Sem lei federal específica, estados criam legislações próprias para combater o devedor contumaz

O devedor contumaz, aquele que faz do não pagamento de tributos uma estratégia de negócios, provoca um enorme estrago na sociedade. Conforme último estudo promovido pela Fundação Getúlio Vargas, apenas no setor de combustíveis, o rombo anual causado pela sonegação é de R$ 14 bilhões para as contas do país. Esse tipo de crime retira da população recursos importantes, que poderiam ser usados em áreas essenciais, como Saúde, Educação e Segurança, e também afeta a concorrência leal entre as empresas.

Pela falta de uma lei federal que puna esses sonegadores, alguns estados brasileiros apostaram na criação de leis próprias para defender seus erários do estrago causado pelo devedor contumaz. Diante desse contexto, o Instituto Combustível Legal defende a aprovação do PLS 284/2017, que prevê critérios para detectar e punir esses maus empresários. Porém, infelizmente, o projeto ainda não foi aprovado.

A criação de uma lei em âmbito nacional, que caracterize a figura do devedor contumaz, é importante para que empresas mal-intencionadas não se estabeleçam em estados desamparados por uma legislação específica. Um exemplo é o estado do Rio de Janeiro, cuja estimativa de sonegação somente no setor de combustíveis, segundo o ex-secretário da Fazenda, Guilherme Mercês (confira aqui), gira em torno de R$ 250 milhões.

Ninguém vai à falência, ou demite funcionários, por causa de uma liminar indeferida. Pelo contrário, proteger o devedor contumaz pode falir, ou gerar desemprego em empresas que sempre trabalharam de forma séria

Em 2019, o Supremo Tribunal Federal (STF) finalmente decidiu que é crime declarar e não recolher o ICMS, mas só isso não bastou, afinal, os ministros não deixaram claro o que caracterizaria a contumácia – a partir de quantos meses sem pagar já é possível que alguém se torna um devedor contumaz? E qual o valor?

Em entrevista concedida ao ICL, o Juiz federal Eduardo Fernandes, titular da 25ª Vara Federal do Rio de Janeiro (Previdenciária e Marcas e Patentes), e também presidente da Associação dos Juízes Federais do Brasil, destacou os prejuízos que o devedor contumaz causa para  a economia e imagem do Judiciário.

“Permitir que alguém possa concorrer no mercado por meio do não pagamento de tributos só traz prejuízos para todos. Os juízes têm de estar muito atentos, pois a crise das empresas, na grande maioria das vezes, decorre de culpa das mesmas. O Judiciário só é chamado no momento de desespero, não tendo nenhuma responsabilidade sobre gestão, etc. Ninguém vai à falência, ou demite funcionários, por causa de uma liminar indeferida. Pelo contrário, proteger o devedor contumaz pode falir, ou gerar desemprego em empresas que sempre trabalharam de forma séria”, afirma.

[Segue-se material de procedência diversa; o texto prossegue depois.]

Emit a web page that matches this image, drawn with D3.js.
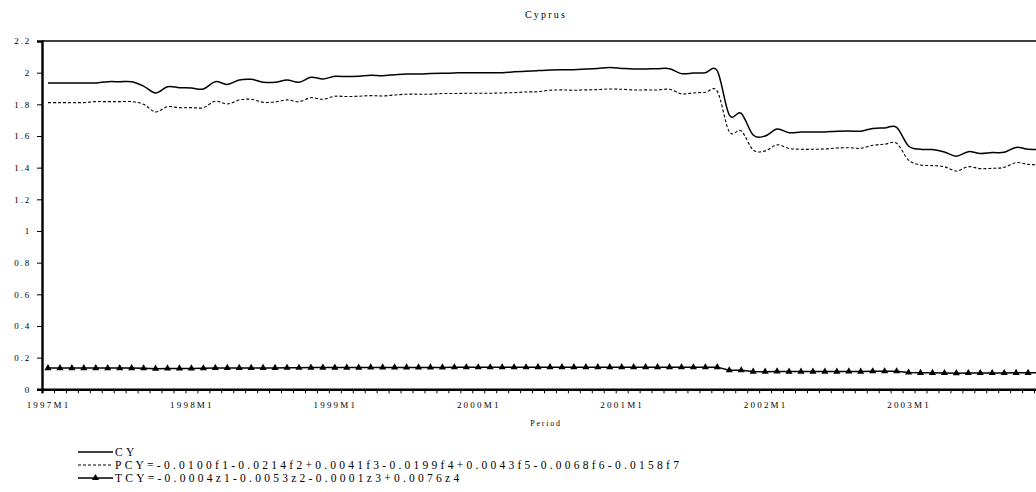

Estados com legislação contra o devedor contumaz

A seguir, confira como funciona o processo de caracterização do devedor contumaz em alguns estados:

1 – São Paulo – A Lei Complementar nº 1320/2018 define princípios para o relacionamento entre os contribuintes e o Estado de São Paulo e estabelece regras de conformidade tributária. De acordo com o artigo 19 da lei, ficará sujeito a regime especial para cumprimento das obrigações tributárias, na forma e condições previstas em regulamento, o devedor contumaz que tiver débito de ICMS declarado e não pago, inscrito ou não em dívida ativa, relativamente a seis períodos de apuração, consecutivos ou não, nos doze meses anteriores. No caso de dívida ativa, a norma estabelece ainda valor superior a 40.000 Unidades Fiscais do Estado de São Paulo (R$ 1,1 milhão) que correspondam a mais de 30% do patrimônio líquido, ou a mais de 25% do valor total das operações de saídas e prestações de serviços realizadas nos doze meses anteriores.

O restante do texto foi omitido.